Without the pictures, extract every line from the start of the material to the line containing "const yTickLabels = ['0.0', '0.2', '0.4', '0.6', '0.8', '1.0'];", both ends included.
** begin **
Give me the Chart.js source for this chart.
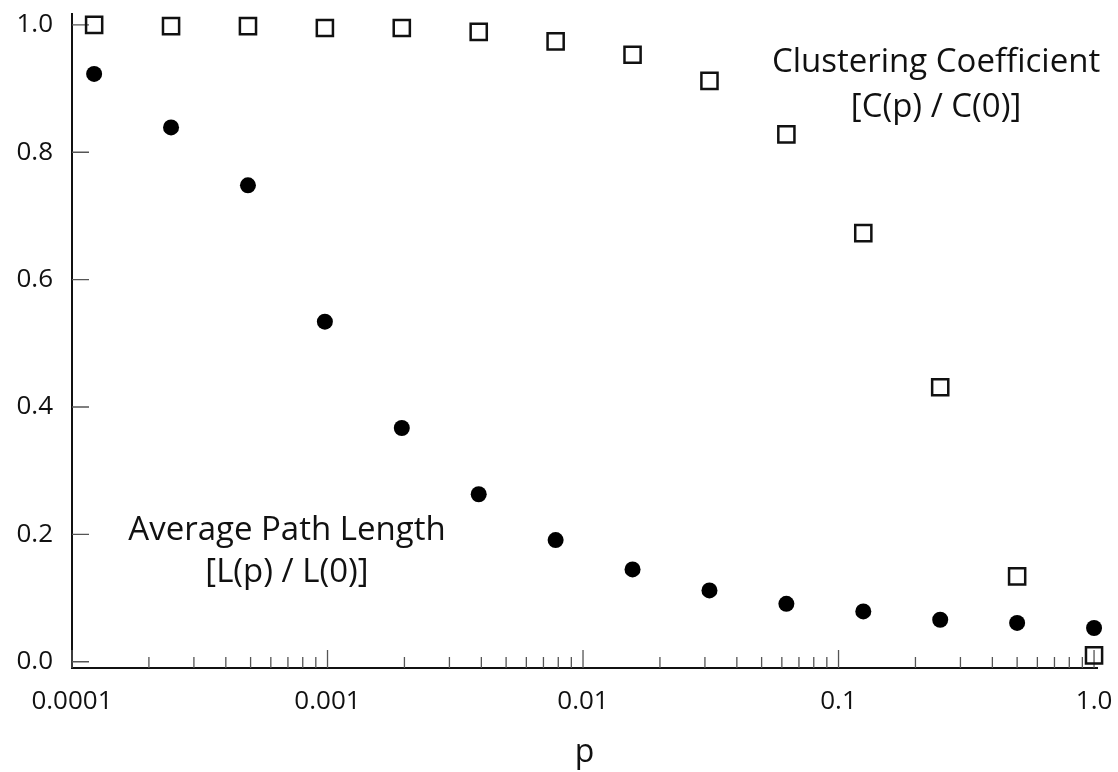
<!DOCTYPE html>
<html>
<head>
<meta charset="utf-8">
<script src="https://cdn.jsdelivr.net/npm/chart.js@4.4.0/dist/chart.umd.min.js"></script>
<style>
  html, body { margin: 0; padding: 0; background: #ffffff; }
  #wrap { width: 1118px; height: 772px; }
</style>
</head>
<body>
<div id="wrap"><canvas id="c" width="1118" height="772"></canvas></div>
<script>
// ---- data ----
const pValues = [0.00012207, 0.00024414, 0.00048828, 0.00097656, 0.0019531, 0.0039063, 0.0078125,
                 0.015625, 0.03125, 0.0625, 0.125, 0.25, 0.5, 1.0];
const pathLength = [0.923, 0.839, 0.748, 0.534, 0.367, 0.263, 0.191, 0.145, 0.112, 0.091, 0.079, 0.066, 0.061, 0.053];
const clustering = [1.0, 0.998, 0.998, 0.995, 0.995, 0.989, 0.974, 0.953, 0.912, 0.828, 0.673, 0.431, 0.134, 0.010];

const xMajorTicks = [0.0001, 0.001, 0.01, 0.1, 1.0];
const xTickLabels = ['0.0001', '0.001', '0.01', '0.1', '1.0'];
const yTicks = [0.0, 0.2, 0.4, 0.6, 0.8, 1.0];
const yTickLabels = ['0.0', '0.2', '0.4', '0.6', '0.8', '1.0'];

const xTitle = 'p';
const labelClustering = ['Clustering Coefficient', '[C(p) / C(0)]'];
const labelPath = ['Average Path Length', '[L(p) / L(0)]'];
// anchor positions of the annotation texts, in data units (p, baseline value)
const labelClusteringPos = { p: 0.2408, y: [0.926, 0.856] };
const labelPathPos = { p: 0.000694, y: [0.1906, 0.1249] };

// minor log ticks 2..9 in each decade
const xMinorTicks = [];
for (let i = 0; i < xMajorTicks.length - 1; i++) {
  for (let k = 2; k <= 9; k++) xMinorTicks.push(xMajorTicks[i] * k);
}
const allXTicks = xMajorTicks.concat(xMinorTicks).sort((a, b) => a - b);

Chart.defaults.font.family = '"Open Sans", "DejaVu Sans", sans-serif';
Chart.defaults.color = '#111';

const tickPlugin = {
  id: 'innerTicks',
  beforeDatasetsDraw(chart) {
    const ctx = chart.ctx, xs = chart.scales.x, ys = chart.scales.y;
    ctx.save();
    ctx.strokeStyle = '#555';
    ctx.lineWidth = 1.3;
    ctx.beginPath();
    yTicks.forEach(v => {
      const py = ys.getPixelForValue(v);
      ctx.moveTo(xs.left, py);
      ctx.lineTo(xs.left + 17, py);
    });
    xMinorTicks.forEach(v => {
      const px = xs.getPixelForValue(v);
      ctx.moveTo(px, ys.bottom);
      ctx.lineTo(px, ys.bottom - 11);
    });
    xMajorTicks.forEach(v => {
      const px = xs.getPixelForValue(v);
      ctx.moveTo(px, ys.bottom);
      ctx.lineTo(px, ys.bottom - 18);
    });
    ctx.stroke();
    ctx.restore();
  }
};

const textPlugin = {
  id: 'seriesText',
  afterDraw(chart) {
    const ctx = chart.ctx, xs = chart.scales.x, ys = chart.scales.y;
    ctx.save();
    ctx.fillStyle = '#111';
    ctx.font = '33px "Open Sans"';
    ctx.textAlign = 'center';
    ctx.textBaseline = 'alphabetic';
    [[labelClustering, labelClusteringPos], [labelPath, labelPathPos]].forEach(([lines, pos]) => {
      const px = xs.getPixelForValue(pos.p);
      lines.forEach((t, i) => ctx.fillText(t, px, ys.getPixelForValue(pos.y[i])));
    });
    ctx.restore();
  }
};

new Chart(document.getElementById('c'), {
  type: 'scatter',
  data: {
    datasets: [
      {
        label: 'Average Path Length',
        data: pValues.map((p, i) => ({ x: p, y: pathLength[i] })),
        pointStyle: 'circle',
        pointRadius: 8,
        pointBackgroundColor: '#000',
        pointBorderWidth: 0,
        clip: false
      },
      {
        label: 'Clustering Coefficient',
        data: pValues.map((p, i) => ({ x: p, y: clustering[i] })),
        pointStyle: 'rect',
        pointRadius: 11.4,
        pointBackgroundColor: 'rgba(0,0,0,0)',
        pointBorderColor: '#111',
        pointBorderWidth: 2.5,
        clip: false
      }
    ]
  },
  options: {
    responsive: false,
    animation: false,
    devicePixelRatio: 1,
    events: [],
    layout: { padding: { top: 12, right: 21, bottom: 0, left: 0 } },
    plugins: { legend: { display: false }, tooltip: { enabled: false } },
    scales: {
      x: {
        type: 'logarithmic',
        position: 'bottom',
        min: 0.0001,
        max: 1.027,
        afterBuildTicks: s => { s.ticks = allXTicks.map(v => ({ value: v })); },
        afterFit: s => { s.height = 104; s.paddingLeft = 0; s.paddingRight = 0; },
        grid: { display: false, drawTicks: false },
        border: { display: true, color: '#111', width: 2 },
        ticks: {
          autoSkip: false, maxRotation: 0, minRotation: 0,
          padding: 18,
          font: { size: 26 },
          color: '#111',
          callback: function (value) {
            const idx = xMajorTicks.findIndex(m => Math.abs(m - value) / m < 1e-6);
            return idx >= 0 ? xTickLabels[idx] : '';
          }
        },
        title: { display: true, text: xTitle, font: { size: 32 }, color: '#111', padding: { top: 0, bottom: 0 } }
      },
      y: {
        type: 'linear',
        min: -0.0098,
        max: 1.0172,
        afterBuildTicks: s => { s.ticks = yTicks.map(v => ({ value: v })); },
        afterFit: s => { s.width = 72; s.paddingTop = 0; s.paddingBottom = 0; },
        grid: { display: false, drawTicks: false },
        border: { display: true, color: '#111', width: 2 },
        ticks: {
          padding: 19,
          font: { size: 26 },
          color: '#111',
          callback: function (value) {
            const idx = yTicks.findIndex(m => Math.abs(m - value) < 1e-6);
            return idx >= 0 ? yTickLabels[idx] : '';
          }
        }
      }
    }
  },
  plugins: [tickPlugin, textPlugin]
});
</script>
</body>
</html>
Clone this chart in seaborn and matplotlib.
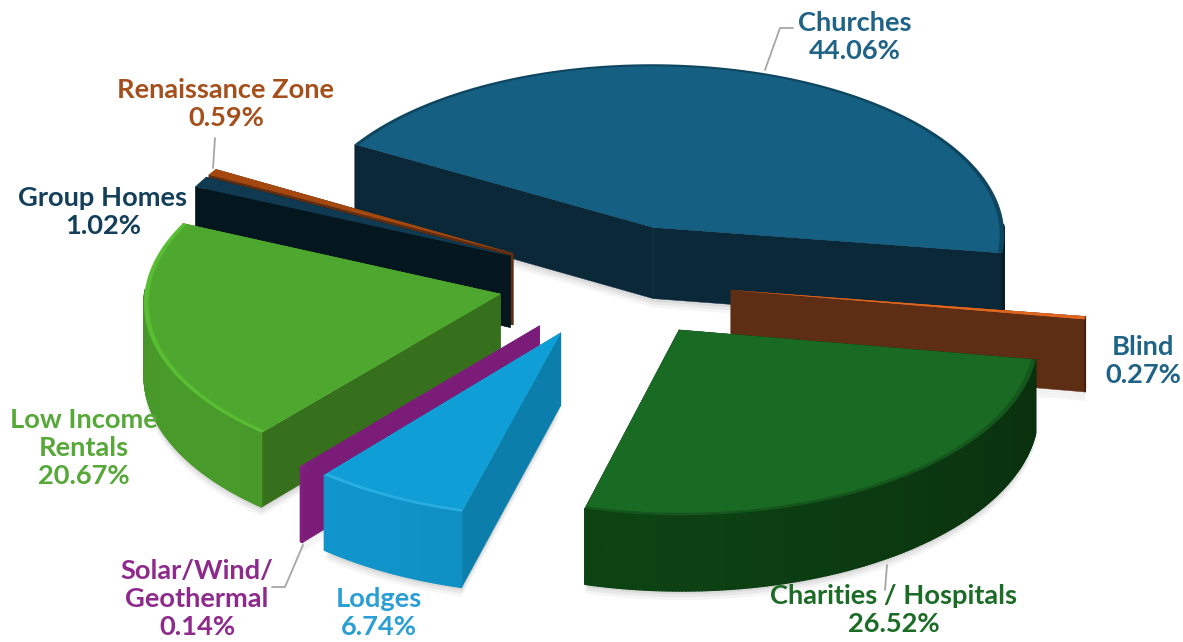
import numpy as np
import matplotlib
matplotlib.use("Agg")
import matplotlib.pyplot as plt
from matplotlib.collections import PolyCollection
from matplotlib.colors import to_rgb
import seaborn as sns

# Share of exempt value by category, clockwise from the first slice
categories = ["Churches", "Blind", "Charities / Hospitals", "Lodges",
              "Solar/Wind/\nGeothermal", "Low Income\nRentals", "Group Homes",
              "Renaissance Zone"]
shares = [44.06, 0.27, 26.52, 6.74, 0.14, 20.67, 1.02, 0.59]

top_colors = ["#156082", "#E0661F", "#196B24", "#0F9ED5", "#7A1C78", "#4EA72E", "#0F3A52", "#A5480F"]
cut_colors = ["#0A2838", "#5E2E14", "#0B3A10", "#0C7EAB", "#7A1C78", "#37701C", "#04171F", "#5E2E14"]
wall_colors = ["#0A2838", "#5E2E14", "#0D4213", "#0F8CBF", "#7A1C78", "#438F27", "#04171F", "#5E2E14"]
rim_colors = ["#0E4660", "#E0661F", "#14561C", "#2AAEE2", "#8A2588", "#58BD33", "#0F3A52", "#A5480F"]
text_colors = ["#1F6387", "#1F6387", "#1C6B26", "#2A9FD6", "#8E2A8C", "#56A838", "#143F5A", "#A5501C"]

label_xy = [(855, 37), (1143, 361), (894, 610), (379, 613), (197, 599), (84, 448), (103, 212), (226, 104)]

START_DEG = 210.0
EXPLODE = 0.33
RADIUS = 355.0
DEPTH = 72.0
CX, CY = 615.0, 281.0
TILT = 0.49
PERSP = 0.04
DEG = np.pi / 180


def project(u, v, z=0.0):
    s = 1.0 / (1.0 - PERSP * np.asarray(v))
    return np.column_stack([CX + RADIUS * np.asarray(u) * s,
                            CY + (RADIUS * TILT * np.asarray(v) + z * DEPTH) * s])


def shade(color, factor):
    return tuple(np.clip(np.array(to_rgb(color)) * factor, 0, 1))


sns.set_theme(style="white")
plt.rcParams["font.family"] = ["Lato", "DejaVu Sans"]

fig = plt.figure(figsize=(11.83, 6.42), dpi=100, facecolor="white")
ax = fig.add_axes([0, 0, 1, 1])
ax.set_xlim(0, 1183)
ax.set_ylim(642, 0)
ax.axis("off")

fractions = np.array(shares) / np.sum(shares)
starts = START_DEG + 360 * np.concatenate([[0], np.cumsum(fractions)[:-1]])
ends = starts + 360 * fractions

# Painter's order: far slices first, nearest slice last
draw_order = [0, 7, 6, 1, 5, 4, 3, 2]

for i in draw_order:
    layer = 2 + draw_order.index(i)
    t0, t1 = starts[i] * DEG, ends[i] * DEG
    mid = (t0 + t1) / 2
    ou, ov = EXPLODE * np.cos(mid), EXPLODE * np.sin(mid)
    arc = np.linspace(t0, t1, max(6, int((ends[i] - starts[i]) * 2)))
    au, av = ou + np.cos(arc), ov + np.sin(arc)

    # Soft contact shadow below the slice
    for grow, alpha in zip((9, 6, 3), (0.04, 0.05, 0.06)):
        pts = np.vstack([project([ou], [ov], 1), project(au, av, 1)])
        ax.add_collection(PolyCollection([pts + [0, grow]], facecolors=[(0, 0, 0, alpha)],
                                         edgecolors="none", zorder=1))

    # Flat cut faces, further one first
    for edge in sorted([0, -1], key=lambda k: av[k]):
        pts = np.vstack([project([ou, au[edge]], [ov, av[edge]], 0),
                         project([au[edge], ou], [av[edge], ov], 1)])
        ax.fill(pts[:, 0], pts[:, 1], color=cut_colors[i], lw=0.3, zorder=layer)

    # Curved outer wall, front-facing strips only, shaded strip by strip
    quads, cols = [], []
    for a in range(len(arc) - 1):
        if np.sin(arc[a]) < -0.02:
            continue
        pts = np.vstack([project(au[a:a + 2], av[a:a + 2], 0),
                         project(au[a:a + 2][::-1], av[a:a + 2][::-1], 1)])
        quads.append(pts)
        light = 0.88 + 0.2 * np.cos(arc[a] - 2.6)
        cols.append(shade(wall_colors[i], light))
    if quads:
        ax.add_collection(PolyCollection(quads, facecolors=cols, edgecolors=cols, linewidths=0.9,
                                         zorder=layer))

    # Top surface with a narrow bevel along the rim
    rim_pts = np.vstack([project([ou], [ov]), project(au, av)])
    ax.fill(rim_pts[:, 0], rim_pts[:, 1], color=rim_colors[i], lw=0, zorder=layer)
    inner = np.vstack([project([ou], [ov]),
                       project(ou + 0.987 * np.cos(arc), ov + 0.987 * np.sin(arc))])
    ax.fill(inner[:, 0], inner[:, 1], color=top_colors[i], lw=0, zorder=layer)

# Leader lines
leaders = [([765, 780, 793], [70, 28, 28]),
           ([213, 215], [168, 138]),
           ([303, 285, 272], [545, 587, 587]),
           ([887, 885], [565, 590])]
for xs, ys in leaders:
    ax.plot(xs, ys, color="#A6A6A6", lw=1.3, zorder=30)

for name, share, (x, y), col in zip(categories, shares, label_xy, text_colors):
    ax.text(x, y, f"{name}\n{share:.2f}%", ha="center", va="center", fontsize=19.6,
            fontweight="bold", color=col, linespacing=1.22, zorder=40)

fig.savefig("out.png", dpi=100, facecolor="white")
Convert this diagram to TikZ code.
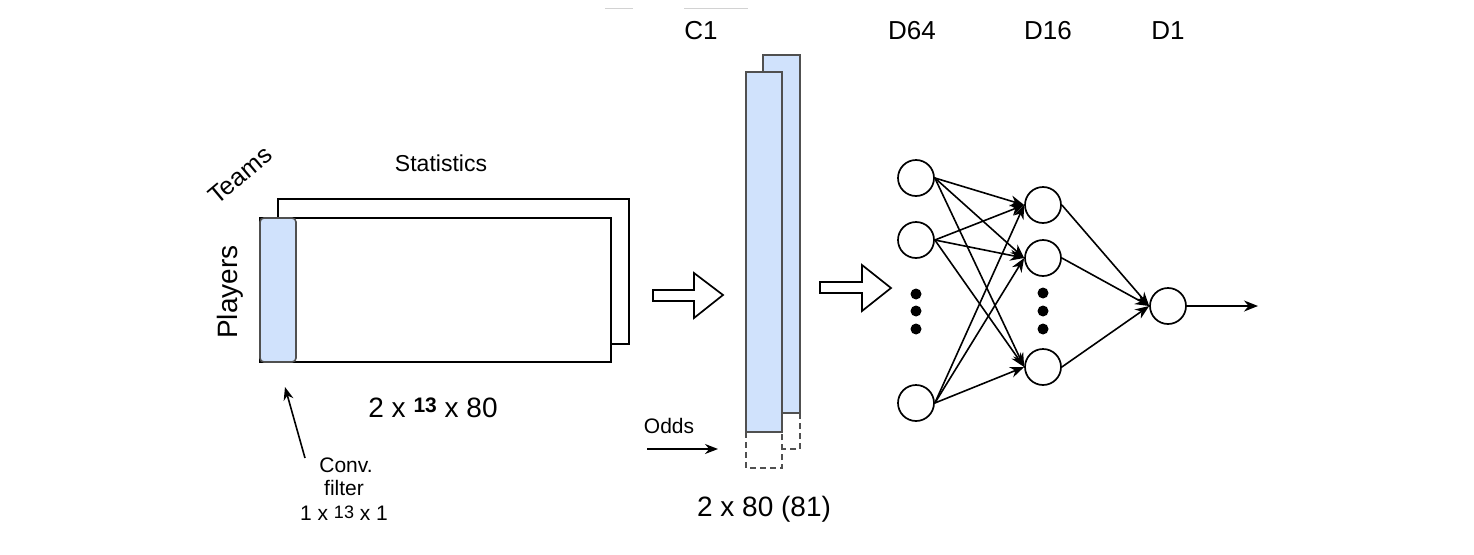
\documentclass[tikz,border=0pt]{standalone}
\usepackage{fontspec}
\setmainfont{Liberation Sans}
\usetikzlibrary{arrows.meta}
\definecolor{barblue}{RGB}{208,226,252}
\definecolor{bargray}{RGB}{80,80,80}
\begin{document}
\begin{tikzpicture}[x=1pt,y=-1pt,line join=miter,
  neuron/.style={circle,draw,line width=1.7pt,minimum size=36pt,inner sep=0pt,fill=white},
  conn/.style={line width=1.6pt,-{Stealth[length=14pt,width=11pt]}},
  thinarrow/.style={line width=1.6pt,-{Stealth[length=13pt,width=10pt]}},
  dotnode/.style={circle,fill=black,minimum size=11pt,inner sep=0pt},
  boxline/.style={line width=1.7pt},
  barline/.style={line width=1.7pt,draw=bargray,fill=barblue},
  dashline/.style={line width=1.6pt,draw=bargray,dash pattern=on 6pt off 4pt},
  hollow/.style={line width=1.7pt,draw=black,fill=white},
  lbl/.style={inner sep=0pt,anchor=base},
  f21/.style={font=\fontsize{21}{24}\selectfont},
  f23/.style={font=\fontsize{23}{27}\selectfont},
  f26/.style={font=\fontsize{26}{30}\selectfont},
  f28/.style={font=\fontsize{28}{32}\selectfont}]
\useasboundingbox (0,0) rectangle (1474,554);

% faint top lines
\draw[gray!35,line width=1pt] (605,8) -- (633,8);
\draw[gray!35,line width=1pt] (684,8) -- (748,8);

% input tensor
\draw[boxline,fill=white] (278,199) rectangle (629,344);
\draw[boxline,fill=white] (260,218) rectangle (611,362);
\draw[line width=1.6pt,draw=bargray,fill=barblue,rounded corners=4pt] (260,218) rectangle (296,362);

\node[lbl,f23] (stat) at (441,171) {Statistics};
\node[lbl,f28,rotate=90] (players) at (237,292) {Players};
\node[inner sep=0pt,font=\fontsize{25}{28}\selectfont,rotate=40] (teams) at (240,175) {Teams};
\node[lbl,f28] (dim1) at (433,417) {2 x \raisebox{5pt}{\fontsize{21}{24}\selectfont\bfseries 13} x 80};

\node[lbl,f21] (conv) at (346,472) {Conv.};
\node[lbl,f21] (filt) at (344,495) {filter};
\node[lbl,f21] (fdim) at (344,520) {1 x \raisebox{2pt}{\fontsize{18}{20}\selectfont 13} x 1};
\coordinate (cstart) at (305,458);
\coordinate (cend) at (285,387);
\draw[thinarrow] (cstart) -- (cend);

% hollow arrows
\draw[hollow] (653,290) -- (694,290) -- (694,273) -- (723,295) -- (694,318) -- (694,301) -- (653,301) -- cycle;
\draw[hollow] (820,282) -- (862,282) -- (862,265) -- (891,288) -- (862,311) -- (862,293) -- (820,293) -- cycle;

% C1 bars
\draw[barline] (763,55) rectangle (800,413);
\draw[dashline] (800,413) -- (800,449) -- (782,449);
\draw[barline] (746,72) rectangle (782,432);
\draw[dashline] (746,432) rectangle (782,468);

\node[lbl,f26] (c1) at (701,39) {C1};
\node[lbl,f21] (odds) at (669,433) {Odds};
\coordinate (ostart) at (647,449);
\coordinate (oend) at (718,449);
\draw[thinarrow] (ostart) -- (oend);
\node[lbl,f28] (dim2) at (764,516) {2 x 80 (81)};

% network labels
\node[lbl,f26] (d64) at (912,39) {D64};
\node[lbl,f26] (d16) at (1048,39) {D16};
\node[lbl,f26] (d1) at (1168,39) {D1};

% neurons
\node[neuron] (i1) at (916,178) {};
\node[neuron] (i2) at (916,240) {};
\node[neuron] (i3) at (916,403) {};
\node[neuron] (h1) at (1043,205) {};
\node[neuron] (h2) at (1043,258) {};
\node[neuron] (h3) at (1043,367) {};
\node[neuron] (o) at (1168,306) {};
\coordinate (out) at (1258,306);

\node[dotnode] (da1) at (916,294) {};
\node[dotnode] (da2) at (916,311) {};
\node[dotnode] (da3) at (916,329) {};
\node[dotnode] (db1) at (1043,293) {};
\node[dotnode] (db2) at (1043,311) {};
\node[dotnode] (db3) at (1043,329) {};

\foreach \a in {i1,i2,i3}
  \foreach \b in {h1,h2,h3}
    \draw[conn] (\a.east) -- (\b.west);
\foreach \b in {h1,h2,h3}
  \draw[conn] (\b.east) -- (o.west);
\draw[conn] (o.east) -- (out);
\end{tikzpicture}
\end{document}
** end **
→ SOLVED EXERCISE:
Give me the Chart.js source for this chart.
<!DOCTYPE html>
<html>
<head>
<meta charset="utf-8">
<script src="https://cdn.jsdelivr.net/npm/chart.js@4.4.0/dist/chart.umd.min.js"></script>
<style>
  html, body { margin: 0; padding: 0; background: #ffffff; }
  #wrap { width: 1118px; height: 772px; }
</style>
</head>
<body>
<div id="wrap"><canvas id="c" width="1118" height="772"></canvas></div>
<script>
// ---- data ----
const pValues = [0.00012207, 0.00024414, 0.00048828, 0.00097656, 0.0019531, 0.0039063, 0.0078125,
                 0.015625, 0.03125, 0.0625, 0.125, 0.25, 0.5, 1.0];
const pathLength = [0.923, 0.839, 0.748, 0.534, 0.367, 0.263, 0.191, 0.145, 0.112, 0.091, 0.079, 0.066, 0.061, 0.053];
const clustering = [1.0, 0.998, 0.998, 0.995, 0.995, 0.989, 0.974, 0.953, 0.912, 0.828, 0.673, 0.431, 0.134, 0.010];

const xMajorTicks = [0.0001, 0.001, 0.01, 0.1, 1.0];
const xTickLabels = ['0.0001', '0.001', '0.01', '0.1', '1.0'];
const yTicks = [0.0, 0.2, 0.4, 0.6, 0.8, 1.0];
const yTickLabels = ['0.0', '0.2', '0.4', '0.6', '0.8', '1.0'];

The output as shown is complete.